= Given information =
::::::::
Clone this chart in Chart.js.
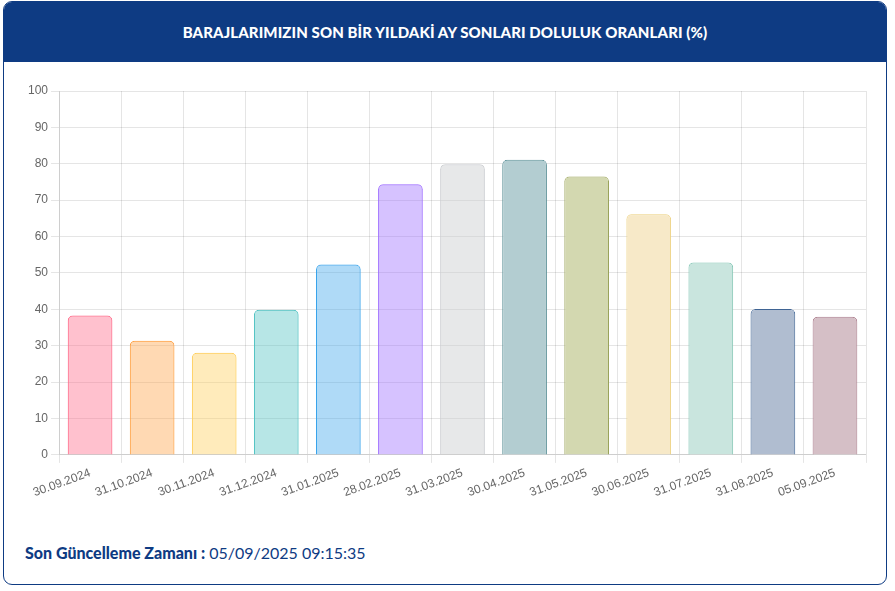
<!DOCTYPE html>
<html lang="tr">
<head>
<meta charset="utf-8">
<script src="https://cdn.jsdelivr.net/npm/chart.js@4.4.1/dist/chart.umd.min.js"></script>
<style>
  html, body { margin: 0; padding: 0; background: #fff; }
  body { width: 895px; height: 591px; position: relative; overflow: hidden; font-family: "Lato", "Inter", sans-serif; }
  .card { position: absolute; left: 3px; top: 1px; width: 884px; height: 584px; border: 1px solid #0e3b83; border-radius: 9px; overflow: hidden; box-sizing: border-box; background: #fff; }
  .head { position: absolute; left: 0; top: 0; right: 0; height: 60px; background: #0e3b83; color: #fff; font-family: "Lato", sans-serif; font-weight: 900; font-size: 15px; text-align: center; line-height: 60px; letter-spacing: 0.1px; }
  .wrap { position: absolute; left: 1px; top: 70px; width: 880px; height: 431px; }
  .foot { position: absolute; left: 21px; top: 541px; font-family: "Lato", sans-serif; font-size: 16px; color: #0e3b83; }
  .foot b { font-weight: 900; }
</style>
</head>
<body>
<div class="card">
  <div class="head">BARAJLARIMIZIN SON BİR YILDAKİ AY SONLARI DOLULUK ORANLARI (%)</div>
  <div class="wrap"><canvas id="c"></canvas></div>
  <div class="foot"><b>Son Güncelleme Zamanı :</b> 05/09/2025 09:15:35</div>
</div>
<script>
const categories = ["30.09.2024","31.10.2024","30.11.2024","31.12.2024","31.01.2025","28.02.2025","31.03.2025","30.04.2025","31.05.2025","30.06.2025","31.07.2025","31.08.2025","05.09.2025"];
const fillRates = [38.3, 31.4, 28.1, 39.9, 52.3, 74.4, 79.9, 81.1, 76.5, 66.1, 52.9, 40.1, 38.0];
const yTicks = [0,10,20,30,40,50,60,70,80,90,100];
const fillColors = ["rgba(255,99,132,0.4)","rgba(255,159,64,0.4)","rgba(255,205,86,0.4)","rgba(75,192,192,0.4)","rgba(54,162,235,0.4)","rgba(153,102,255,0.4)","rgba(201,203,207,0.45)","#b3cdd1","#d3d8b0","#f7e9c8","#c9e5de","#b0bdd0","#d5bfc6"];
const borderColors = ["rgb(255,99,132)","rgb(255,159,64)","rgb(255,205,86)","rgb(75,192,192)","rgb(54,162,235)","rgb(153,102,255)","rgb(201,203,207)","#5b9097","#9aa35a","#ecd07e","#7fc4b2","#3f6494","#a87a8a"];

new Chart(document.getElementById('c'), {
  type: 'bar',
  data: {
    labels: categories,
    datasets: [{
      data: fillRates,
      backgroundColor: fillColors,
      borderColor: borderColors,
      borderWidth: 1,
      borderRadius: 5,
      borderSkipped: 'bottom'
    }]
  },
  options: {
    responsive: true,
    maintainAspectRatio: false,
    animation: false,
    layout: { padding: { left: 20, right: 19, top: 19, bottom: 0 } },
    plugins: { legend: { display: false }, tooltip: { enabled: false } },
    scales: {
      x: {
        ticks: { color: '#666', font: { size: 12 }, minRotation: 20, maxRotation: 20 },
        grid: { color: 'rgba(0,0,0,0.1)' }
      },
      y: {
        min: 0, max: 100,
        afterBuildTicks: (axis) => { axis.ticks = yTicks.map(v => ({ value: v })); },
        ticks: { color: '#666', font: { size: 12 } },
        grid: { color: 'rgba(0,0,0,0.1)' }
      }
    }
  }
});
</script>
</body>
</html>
::::::::
= Required work =
Write out each line again precisely as it appears, skipping every picture.

= Task response =
Clone this chart in Chart.js.
<!DOCTYPE html>
<html lang="tr">
<head>
<meta charset="utf-8">
<script src="https://cdn.jsdelivr.net/npm/chart.js@4.4.1/dist/chart.umd.min.js"></script>
<style>
  html, body { margin: 0; padding: 0; background: #fff; }
  body { width: 895px; height: 591px; position: relative; overflow: hidden; font-family: "Lato", "Inter", sans-serif; }
  .card { position: absolute; left: 3px; top: 1px; width: 884px; height: 584px; border: 1px solid #0e3b83; border-radius: 9px; overflow: hidden; box-sizing: border-box; background: #fff; }
  .head { position: absolute; left: 0; top: 0; right: 0; height: 60px; background: #0e3b83; color: #fff; font-family: "Lato", sans-serif; font-weight: 900; font-size: 15px; text-align: center; line-height: 60px; letter-spacing: 0.1px; }
  .wrap { position: absolute; left: 1px; top: 70px; width: 880px; height: 431px; }
  .foot { position: absolute; left: 21px; top: 541px; font-family: "Lato", sans-serif; font-size: 16px; color: #0e3b83; }
  .foot b { font-weight: 900; }
</style>
</head>
<body>
<div class="card">
  <div class="head">BARAJLARIMIZIN SON BİR YILDAKİ AY SONLARI DOLULUK ORANLARI (%)</div>
  <div class="wrap"><canvas id="c"></canvas></div>
  <div class="foot"><b>Son Güncelleme Zamanı :</b> 05/09/2025 09:15:35</div>
</div>
<script>
const categories = ["30.09.2024","31.10.2024","30.11.2024","31.12.2024","31.01.2025","28.02.2025","31.03.2025","30.04.2025","31.05.2025","30.06.2025","31.07.2025","31.08.2025","05.09.2025"];
const fillRates = [38.3, 31.4, 28.1, 39.9, 52.3, 74.4, 79.9, 81.1, 76.5, 66.1, 52.9, 40.1, 38.0];
const yTicks = [0,10,20,30,40,50,60,70,80,90,100];
const fillColors = ["rgba(255,99,132,0.4)","rgba(255,159,64,0.4)","rgba(255,205,86,0.4)","rgba(75,192,192,0.4)","rgba(54,162,235,0.4)","rgba(153,102,255,0.4)","rgba(201,203,207,0.45)","#b3cdd1","#d3d8b0","#f7e9c8","#c9e5de","#b0bdd0","#d5bfc6"];
const borderColors = ["rgb(255,99,132)","rgb(255,159,64)","rgb(255,205,86)","rgb(75,192,192)","rgb(54,162,235)","rgb(153,102,255)","rgb(201,203,207)","#5b9097","#9aa35a","#ecd07e","#7fc4b2","#3f6494","#a87a8a"];

new Chart(document.getElementById('c'), {
  type: 'bar',
  data: {
    labels: categories,
    datasets: [{
      data: fillRates,
      backgroundColor: fillColors,
      borderColor: borderColors,
      borderWidth: 1,
      borderRadius: 5,
      borderSkipped: 'bottom'
    }]
  },
  options: {
    responsive: true,
    maintainAspectRatio: false,
    animation: false,
    layout: { padding: { left: 20, right: 19, top: 19, bottom: 0 } },
    plugins: { legend: { display: false }, tooltip: { enabled: false } },
    scales: {
      x: {
        ticks: { color: '#666', font: { size: 12 }, minRotation: 20, maxRotation: 20 },
        grid: { color: 'rgba(0,0,0,0.1)' }
      },
      y: {
        min: 0, max: 100,
        afterBuildTicks: (axis) => { axis.ticks = yTicks.map(v => ({ value: v })); },
        ticks: { color: '#666', font: { size: 12 } },
        grid: { color: 'rgba(0,0,0,0.1)' }
      }
    }
  }
});
</script>
</body>
</html>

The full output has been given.